WHAT YOU NEED TO DO: Copy out each line below that has the word "this" in it.

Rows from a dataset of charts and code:
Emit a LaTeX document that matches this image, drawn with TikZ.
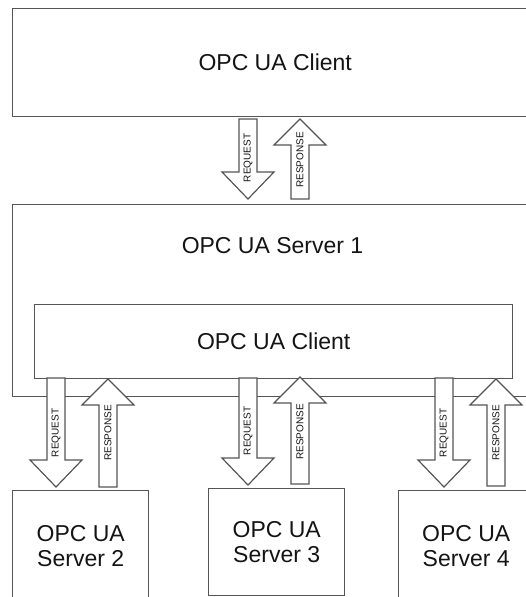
\documentclass[tikz,border=0pt]{standalone}
\usepackage{fontspec}
\setmainfont{Liberation Sans}
\definecolor{edge}{RGB}{85,85,85}
\definecolor{txt}{RGB}{20,20,20}
% request arrow: cx, top, tip, label y, name
\newcommand\reqarrow[5]{%
  \draw[blockarrow] (#1-9,#2) -- (#1+9,#2) -- (#1+9,#3-27) -- (#1+26,#3-27) -- (#1,#3)
     -- (#1-26,#3-27) -- (#1-9,#3-27) -- cycle;
  \node[arrowtext] (#5) at (#1,#4) {REQUEST};}
% response arrow: cx, tip, bottom, label y, name
\newcommand\resarrow[5]{%
  \draw[blockarrow] (#1-9,#3) -- (#1+9,#3) -- (#1+9,#2+26) -- (#1+26,#2+26) -- (#1,#2)
     -- (#1-26,#2+26) -- (#1-9,#2+26) -- cycle;
  \node[arrowtext] (#5) at (#1,#4) {RESPONSE};}
\begin{document}
\begin{tikzpicture}[x=1pt,y=-1pt,
  box/.style={draw=edge,line width=1.4pt,fill=white,inner sep=0pt,anchor=north west,
    align=center,text=txt,font=\fontsize{23}{25}\selectfont},
  bigtext/.style={text=txt,inner sep=0pt,font=\fontsize{23}{25}\selectfont},
  blockarrow/.style={draw=edge,line width=1.2pt,fill=white,line join=miter},
  arrowtext/.style={rotate=90,font=\fontsize{10}{12}\selectfont,text=txt,inner sep=0pt}]
\useasboundingbox (0,0) rectangle (525,597);
\fill[white] (0,0) rectangle (525,597);

\node[box,minimum width=525pt,minimum height=108pt] (client) at (12,8) {OPC UA Client};
\node[box,minimum width=525pt,minimum height=192pt] (server1) at (12,204) {};
\node[bigtext] (s1text) at (272.5,246) {OPC UA Server 1};
\node[box,minimum width=478pt,minimum height=74pt] (inner) at (34,304) {OPC UA Client};
\node[box,minimum width=136pt,minimum height=110pt] (server2) at (12,490) {OPC UA\\Server 2};
\node[box,minimum width=136pt,minimum height=107pt] (server3) at (208,488) {OPC UA\\Server 3};
\node[box,minimum width=135pt,minimum height=110pt] (server4) at (398,490) {OPC UA\\Server 4};

\reqarrow{248}{119}{199}{158}{rq0}
\resarrow{300}{119}{199}{160}{rs0}

\reqarrow{56}{378}{487}{433}{rq2}
\resarrow{108}{379}{487}{433}{rs2}
\reqarrow{248}{378}{485}{431}{rq3}
\resarrow{300}{377}{484}{432}{rs3}
\reqarrow{444}{378}{487}{433}{rq4}
\resarrow{496}{379}{486}{433}{rs4}
\end{tikzpicture}
\end{document}
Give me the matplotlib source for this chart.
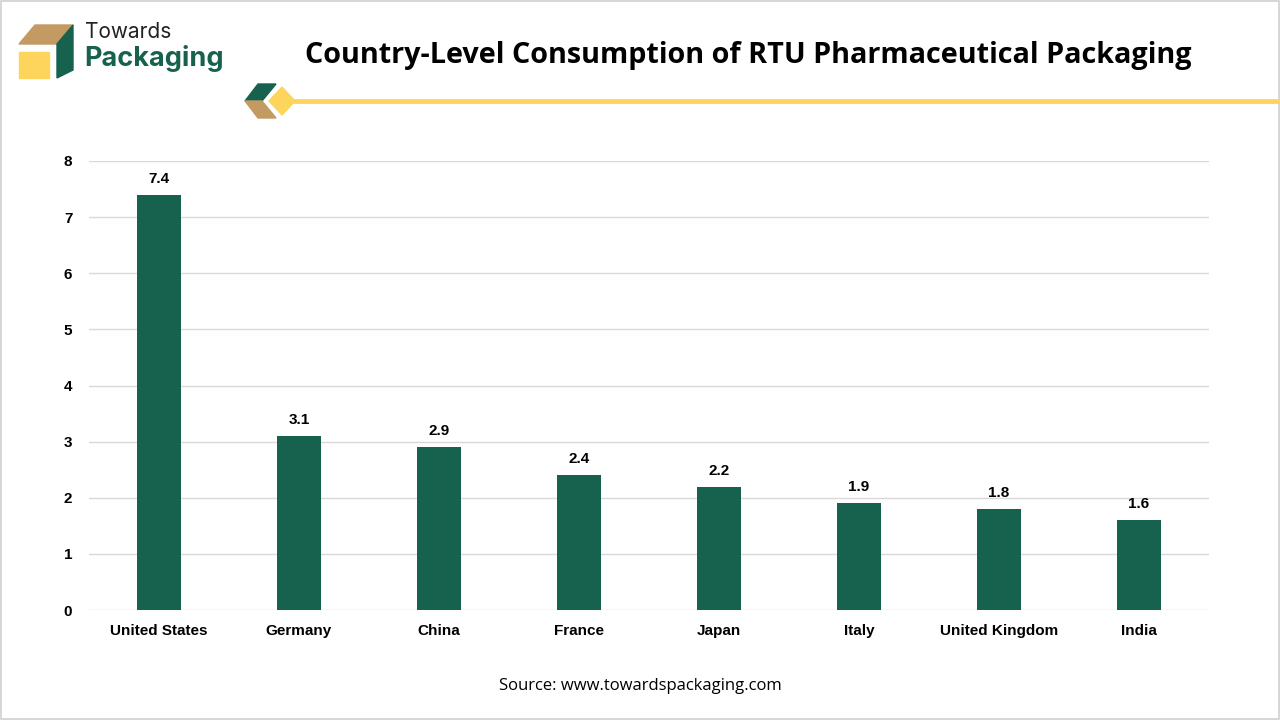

THE RESULT:
Emit a LaTeX document that matches this image, drawn with TikZ.
Give me the matplotlib source for this chart.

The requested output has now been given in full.